Like most Republicans in Congress, Mr. Pitts said he wanted to repeal the health care law, which was passed by Congress on party-line votes without Republican support.
Short of that goal, Mr. Pitts said he was determined to ban federal subsidy payments to any health insurance plans that include coverage of abortion — a benefit now offered by many private health plans.
Under the new law, the federal government is expected to spend more than $450 billion in subsidies to help low- and middle-income people buy insurance from 2014 to 2019.
When Congress was writing the law, Representative Bart Stupak, Democrat of Michigan, led efforts to restrict the use of federal money for insurance plans covering abortion. Mr. Pitts, though less well known, was the chief Republican co-author of the “Stupak amendment.”
From his powerful new perch, Mr. Pitts said he would try again to impose those restrictions.

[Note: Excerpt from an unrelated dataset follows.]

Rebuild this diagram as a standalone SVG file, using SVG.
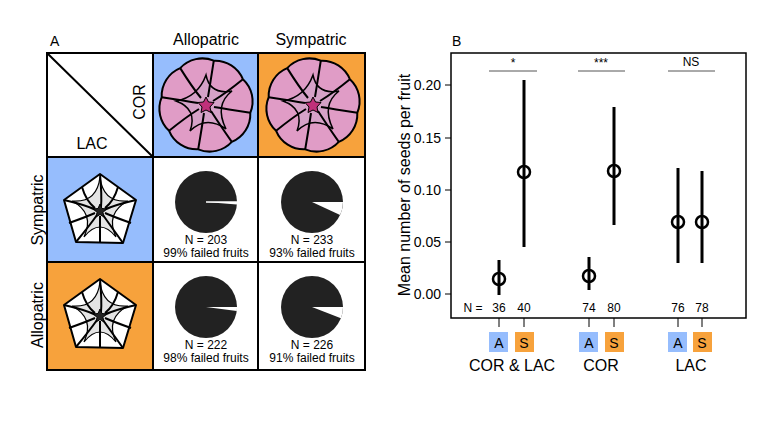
<svg xmlns="http://www.w3.org/2000/svg" width="780" height="422" viewBox="0 0 780 422">
<defs>
<style>
text{font-family:"Liberation Sans",Arial,sans-serif;fill:#000}
.ln{stroke:#000;stroke-width:2;fill:none}
.bar{stroke:#000;stroke-width:3}
.pt{fill:none;stroke:#000;stroke-width:2.5}
.lbl{font-size:16px}
.sm{font-size:12px}
</style>
<g id="pinkflower">
<path d="M44.3,7.8 A30,30 0 0 1 25.8,36.9 A30,30 0 0 1 -7.8,44.3 A30,30 0 0 1 -36.9,25.8 A30,30 0 0 1 -44.3,-7.8 A30,30 0 0 1 -25.8,-36.9 A30,30 0 0 1 7.8,-44.3 A30,30 0 0 1 36.9,-25.8 A30,30 0 0 1 44.3,7.8Z" fill="#e09cc6" stroke="#000" stroke-width="2"/>
<path d="M0,-30 Q4,-10 26,-14 Q8,0 20,24 Q0,10 -16,26 Q-8,4 -30,-4 Q-8,-8 0,-30Z" fill="#d6a2c8" stroke="#000" stroke-width="1.5"/>
<path d="M44.3,7.8 Q20,4 8,2 M25.8,36.9 Q14,20 5,6 M-7.8,44.3 Q-4,22 -2,8 M-36.9,25.8 Q-20,12 -7,4 M-44.3,-7.8 Q-20,-4 -8,-2 M-25.8,-36.9 Q-14,-18 -5,-7 M7.8,-44.3 Q4,-20 2,-8 M36.9,-25.8 Q20,-12 7,-4" class="ln" stroke-width="1.8"/>
<polygon points="0,-8 2.5,-3 8,-2.5 4,2 5,7.5 0,5 -5,7.5 -4,2 -8,-2.5 -2.5,-3" fill="#c0307a" stroke="#000" stroke-width="1"/>
</g>
<g id="whiteflower">
<path d="M0,-37 L36,-11 L23,32 L-24,31 L-36,-11Z" fill="#fff" stroke="#000" stroke-width="2" stroke-linejoin="round"/>
<path d="M0,-34 Q3,-8 28,-10 Q5,2 16,26 Q0,6 -16,26 Q-5,2 -28,-10 Q-3,-8 0,-34Z" fill="#e4e4e4" stroke="#000" stroke-width="1.2"/>
<path d="M0,-37 Q2,-15 1,-4 M36,-11 Q14,-6 4,-1 M23,32 Q10,14 3,4 M-24,31 Q-10,14 -3,4 M-36,-11 Q-14,-6 -4,-1 M18,-24 Q14,-10 5,-3 M31,12 Q14,6 5,2 M0,31 Q0,14 0,5 M-31,12 Q-14,6 -5,2 M-18,-24 Q-14,-10 -5,-3" class="ln" stroke-width="1.6"/>
<polygon points="0,-7 2,-2.5 6.5,-2 3,1.5 4,6 0,3.5 -4,6 -3,1.5 -6.5,-2 -2,-2.5" fill="#222" stroke="#000" stroke-width="1"/>
</g>
</defs>
<rect width="780" height="422" fill="#fff"/>

<g id="panelA">
<text x="50" y="46" font-size="14">A</text>
<text x="206" y="45" class="lbl" text-anchor="middle">Allopatric</text>
<text x="311" y="45" class="lbl" text-anchor="middle">Sympatric</text>
<text transform="translate(43,210) rotate(-90)" class="lbl" text-anchor="middle">Sympatric</text>
<text transform="translate(43,315) rotate(-90)" class="lbl" text-anchor="middle">Allopatric</text>
<rect x="153" y="53" width="105" height="104" fill="#96bdfd"/>
<rect x="258" y="53" width="107" height="104" fill="#f7a23c"/>
<rect x="47" y="157" width="106" height="105" fill="#96bdfd"/>
<rect x="47" y="262" width="106" height="108" fill="#f7a23c"/>
<path d="M47,53 H365 V370 H47Z M153,53 V370 M258,53 V370 M47,157 H365 M47,262 H365 M47,53 L153,157" class="ln"/>
<text transform="translate(145,102) rotate(-90)" class="lbl" text-anchor="middle">COR</text>
<text x="92" y="149" class="lbl" text-anchor="middle">LAC</text>
</g>
<g id="flower-allo-cor"><use href="#pinkflower" transform="translate(206,105)"/></g>
<g id="flower-sym-cor"><use href="#pinkflower" transform="translate(313,105)"/></g>
<g id="flower-sym-lac"><use href="#whiteflower" transform="translate(100,211)"/></g>
<g id="flower-allo-lac"><use href="#whiteflower" transform="translate(100,316)"/></g>

<g id="pie1">
<circle cx="206" cy="202" r="31" fill="#222"/>
<path d="M206,202 L237,202 A31,31 0 0 1 236.9,204.5Z" fill="#fff"/>
<path d="M206,202 L237,202" stroke="#fff" stroke-width="1.5"/>
<text x="206" y="244" class="sm" text-anchor="middle">N = 203</text>
<text x="206" y="257" class="sm" text-anchor="middle">99% failed fruits</text>
</g>
<g id="pie2">
<circle cx="312" cy="202" r="31" fill="#222"/>
<path d="M312,202 L343,202 A31,31 0 0 1 340.1,215.1Z" fill="#fff"/>
<text x="312" y="244" class="sm" text-anchor="middle">N = 233</text>
<text x="312" y="257" class="sm" text-anchor="middle">93% failed fruits</text>
</g>
<g id="pie3">
<circle cx="206" cy="307" r="31" fill="#222"/>
<path d="M206,307 L237,307 A31,31 0 0 1 236.8,310.9Z" fill="#fff"/>
<text x="206" y="349" class="sm" text-anchor="middle">N = 222</text>
<text x="206" y="362" class="sm" text-anchor="middle">98% failed fruits</text>
</g>
<g id="pie4">
<circle cx="312" cy="307" r="31" fill="#222"/>
<path d="M312,307 L343,307 A31,31 0 0 1 340.9,318.2Z" fill="#fff"/>
<text x="312" y="349" class="sm" text-anchor="middle">N = 226</text>
<text x="312" y="362" class="sm" text-anchor="middle">91% failed fruits</text>
</g>

<g id="panelB">
<text x="452" y="46" font-size="14">B</text>
<rect x="451" y="53" width="295" height="265" fill="none" stroke="#000" stroke-width="1.5"/>
<path d="M445,85 H451 M445,138 H451 M445,190 H451 M445,242 H451 M445,294 H451" stroke="#000" stroke-width="1"/>
<g font-size="14" text-anchor="end">
<text x="441" y="90">0.20</text><text x="441" y="143">0.15</text><text x="441" y="195">0.10</text><text x="441" y="247">0.05</text><text x="441" y="299">0.00</text>
</g>
<text transform="translate(410,185) rotate(-90)" class="lbl" text-anchor="middle">Mean number of seeds per fruit</text>
<path d="M489,71 H537 M578,71 H625 M668,71 H715" stroke="#555" stroke-width="1"/>
<text x="513" y="67" class="sm" text-anchor="middle">*</text>
<text x="601" y="67" class="sm" text-anchor="middle">***</text>
<text x="691" y="66" class="sm" text-anchor="middle">NS</text>
</g>
<g id="connectors">
<path d="M499,260 V295 M524,80 V247 M589,257 V290 M614,107 V225 M678,168 V263 M702,171 V263" class="bar"/>
<path d="M499,318 V327 M524,318 V327 M589,318 V327 M614,318 V327 M678,318 V327 M702,318 V327" stroke="#000" stroke-width="1"/>
</g>
<g id="points">
<circle cx="499" cy="279" r="6" class="pt"/>
<circle cx="524" cy="172" r="6" class="pt"/>
<circle cx="589" cy="276" r="6" class="pt"/>
<circle cx="614" cy="171" r="6" class="pt"/>
<circle cx="678" cy="222" r="6" class="pt"/>
<circle cx="702" cy="222" r="6" class="pt"/>
</g>
<g id="nrow" text-anchor="middle" font-size="12">
<text x="473" y="312">N =</text>
<text x="499" y="312">36</text><text x="524" y="312">40</text>
<text x="589" y="312">74</text><text x="614" y="312">80</text>
<text x="678" y="312">76</text><text x="702" y="312">78</text>
</g>
<g id="groups" text-anchor="middle">
<rect x="489" y="332" width="19" height="20" fill="#96bdfd"/><text x="499" y="348" font-size="14">A</text>
<rect x="515" y="332" width="19" height="20" fill="#f7a23c"/><text x="524" y="348" font-size="14">S</text>
<rect x="579" y="332" width="19" height="20" fill="#96bdfd"/><text x="589" y="348" font-size="14">A</text>
<rect x="605" y="332" width="19" height="20" fill="#f7a23c"/><text x="614" y="348" font-size="14">S</text>
<rect x="668" y="332" width="19" height="20" fill="#96bdfd"/><text x="678" y="348" font-size="14">A</text>
<rect x="693" y="332" width="19" height="20" fill="#f7a23c"/><text x="702" y="348" font-size="14">S</text>
<text x="512" y="371" class="lbl">COR &amp; LAC</text>
<text x="601" y="371" class="lbl">COR</text>
<text x="691" y="371" class="lbl">LAC</text>
</g>
</svg>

“The new health care law is riddled with loopholes that allow taxpayer subsidies for coverage that includes abortion,” Mr. Pitts said.
He has introduced a bill that would, with extremely limited exceptions, ban the use of federal subsidies “to pay for any abortion, or to cover any part of the costs of any health plan that includes coverage of abortion.”
Mr. Boehner strongly supports the proposed restrictions. “There is no cause more noble than the defense of human life,” Mr. Boehner said, evoking the memory of Representative Henry J. Hyde, Republican of Illinois, whom he described as “one of my all-time heroes.”
In a speech to the Right to Life Committee in June, Mr. Boehner explained the roots of his beliefs.
“I grew up in a small house in Cincinnati with a big family, 11 brothers and sisters,” Mr. Boehner said. “My parents sent all 12 of us to Catholic schools.” At those schools, he said, “we learned about deeper values, and respect for life was at the top of that list.”
Mr. Pitts, the son of missionaries, is the head of a Congressional group of about 70 social conservatives known as the Values Action Team.
In his new role, Mr. Pitts will work closely with the new chairman of the Energy and Commerce Committee, Representative Fred Upton, Republican of Michigan. In recent years, Mr. Upton, a moderate conservative, supported expansion of the Children’s Health Insurance Program and voted to allow the use of federal money for some types of embryonic stem cell research.
Mr. Upton opposes abortion but has worked with the Michigan affiliate of Planned Parenthood on some issues. He voted against a Republican proposal to cut off federal money for Planned Parenthood last year, while Mr. Pitts voted for it.
Mr. Boehner and Mr. Pitts have received 100 percent ratings from the National Right to Life Committee, indicating agreement with the group’s positions on major votes. Both received ratings of zero on the Planned Parenthood scorecard. Mr. Upton received scores of 83 percent from the anti-abortion group and 14 percent from Planned Parenthood.
Under the new law, health insurance plans are generally allowed to cover abortion. If they cover the procedure, they cannot use federal money to pay for it. People who enroll in such plans have to write two premium checks, one for abortion coverage and one for everything else, and insurers must keep the money in separate accounts.